Course Hero, "A Dark Brown Dog Study Guide," July 26, 2019, accessed August 16, 2022, https://www.coursehero.com/lit/A-Dark-Brown-Dog/.

A Dark Brown Dog | Character Analysis


The dog

The dog's origins are never explored, but when he appears to the child, he has a bit of a rope leash dragging behind him, which he often trips over. He is a small and conciliatory dog, and when the child attacks him he rolls onto his back and appears to "pray." Though he occasionally panics at the child's aggression, he forgives the little boy instantly and is a loyal companion to the child. He endures the family's abuse without malice, mostly managing to dodge projectiles and steal food when he is being deliberately starved. In the beginning he howls at night, but eventually he calms down. He is described as having prospered in the apartment. He is, however, not able to comprehend the casual malice of the father.
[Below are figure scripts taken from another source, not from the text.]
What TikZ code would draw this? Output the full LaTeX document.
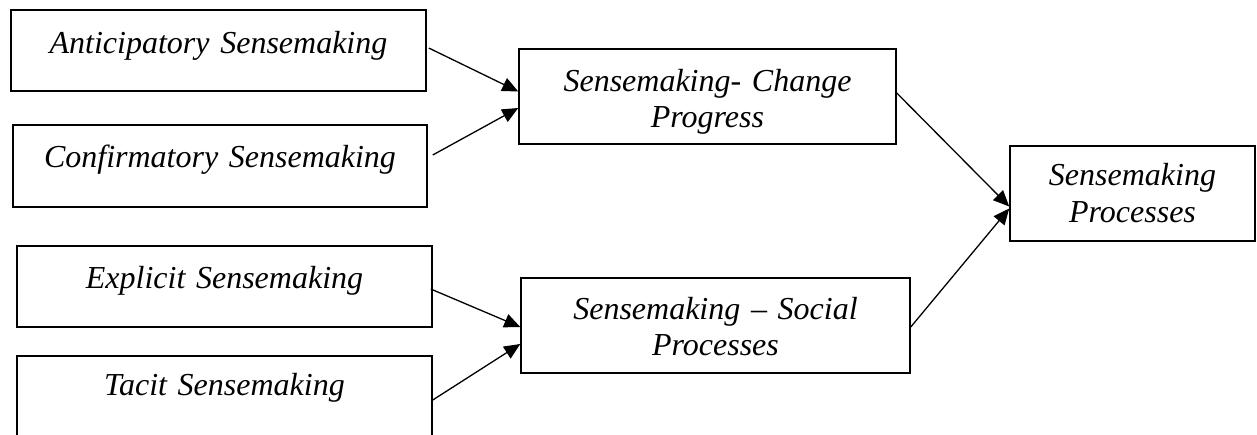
\documentclass[tikz,border=0pt]{standalone}
\usepackage{fontspec}
\setmainfont{Liberation Serif}
\usetikzlibrary{arrows.meta,calc}

\begin{document}
\begin{tikzpicture}[x=0.5pt,y=-0.5pt,
  box/.style={draw, line width=0.75pt, inner sep=0pt, align=center,
    font=\fontsize{16}{18.4}\selectfont\itshape},
  link/.style={line width=0.65pt, -{Triangle[length=8pt,width=7pt]}}]
  \useasboundingbox (0,0) rectangle (1257,434);

  % left column: four single-line boxes
  \node[box, minimum width=207.5pt, minimum height=40.5pt, text width=195pt,
        text height=2.5pt, text depth=0pt] (ant) at (218.5,50.5) {Anticipatory Sensemaking};
  \node[box, minimum width=207pt, minimum height=41pt, text width=195pt,
        text height=1pt, text depth=0pt] (conf) at (220,166) {Confirmatory Sensemaking};
  \node[box, minimum width=207.5pt, minimum height=40.5pt, text width=195pt,
        text height=1.5pt, text depth=0pt] (expl) at (224.5,286.5) {Explicit Sensemaking};
  \node[box, minimum width=207.5pt, minimum height=40.5pt, text width=195pt,
        text height=0pt, text depth=1.5pt] (tac) at (224.5,396.5) {Tacit Sensemaking};

  % middle column
  \node[box, minimum width=188.5pt, minimum height=47.5pt, text width=175pt,
        text height=0pt, text depth=5.5pt] (chg) at (707.5,96.5) {Sensemaking- Change\\Progress};
  \node[box, minimum width=194.5pt, minimum height=47.5pt, text width=180pt,
        text height=0pt, text depth=6.5pt] (soc) at (715.5,325.5) {Sensemaking -- Social\\Processes};

  % right column
  \node[box, minimum width=122.5pt, minimum height=47.5pt, text width=112pt,
        text height=0pt, text depth=8pt] (proc) at (1132.5,193.5) {Sensemaking\\Processes};

  % connectors
  \draw[link] ($(ant.east)+(2,-2.5)$) -- ($(chg.west)+(0,-5)$);
  \draw[link] ($(conf.east)+(5,-11)$) -- ($(chg.west)+(0,11.5)$);
  \draw[link] ($(expl.east)+(-2,2.5)$) -- ($(soc.west)+(0,1.5)$);
  \draw[link] ($(tac.east)+(0,3.5)$) -- ($(soc.west)+(0,18.5)$);
  \draw[link] ($(chg.east)+(-1,-4.5)$) -- ($(proc.west)+(0,13)$);
  \draw[link] ($(soc.east)+(0,1.5)$) -- ($(proc.west)+(0,15)$);
\end{tikzpicture}
\end{document}
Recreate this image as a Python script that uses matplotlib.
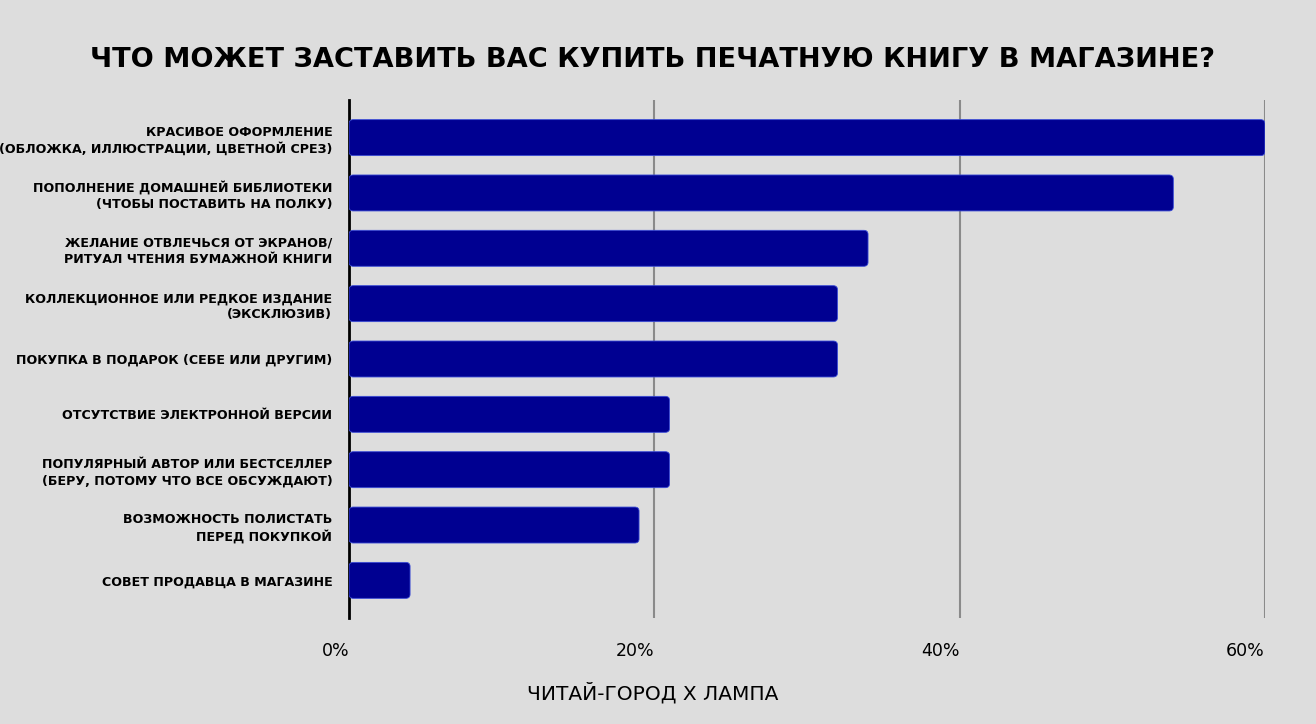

Rather than run when beaten, he resorts to his praying posture, expecting mercy and humanity. Unfortunately he finds none. The dog represents the freed slaves in the Jim Crow South, who often lacked the political or practical power to stand up to their white neighbors. Many people tried to be accommodating to avoid trouble but were not able to when some members of the community resorted to violence.

The child

The child is described as so young that he needs to crawl down stairs backwards, but he spends much of his time unsupervised. He is initially interested in the dog only for the moments it takes to hit him, and then yells at him to go away. However, the dog eventually wins him over and the child decides he wants the dog, "avariciously" as the text describes it. From the point the child brings the dog home, he becomes his de facto protector from the rest of his family, as their mistreatment of the dog upsets him. Despite this, the boy himself sometimes mistreats the dog. But he also comes to depend on it for comfort and companionship. The child even stands up to his father when the dog is in danger, though it is not enough. The child is an allegory for the relatively small segment of white Southern society that favored racial integration. He presents moral ambiguity, both beating the dog and helping the dog. His thoughtless cruelty shows that he is a product of his environment. He ultimately lacks the power to protect the dog from older, more vicious elements.

The father

The father is vicious and authoritarian. He drinks to excess regularly enough that his child has learned to recognize it and developed strategies to avoid him. Though references to it are oblique, he appears to beat his wife (or "quell her rebellion" as the text puts it). His only stated motives in the story are amusing himself by causing pain and inconvenience to others, which is his initial reason for keeping the dog. The father represents the entrenched white supremacy and conservative order of the South, enforced both by law and by violence.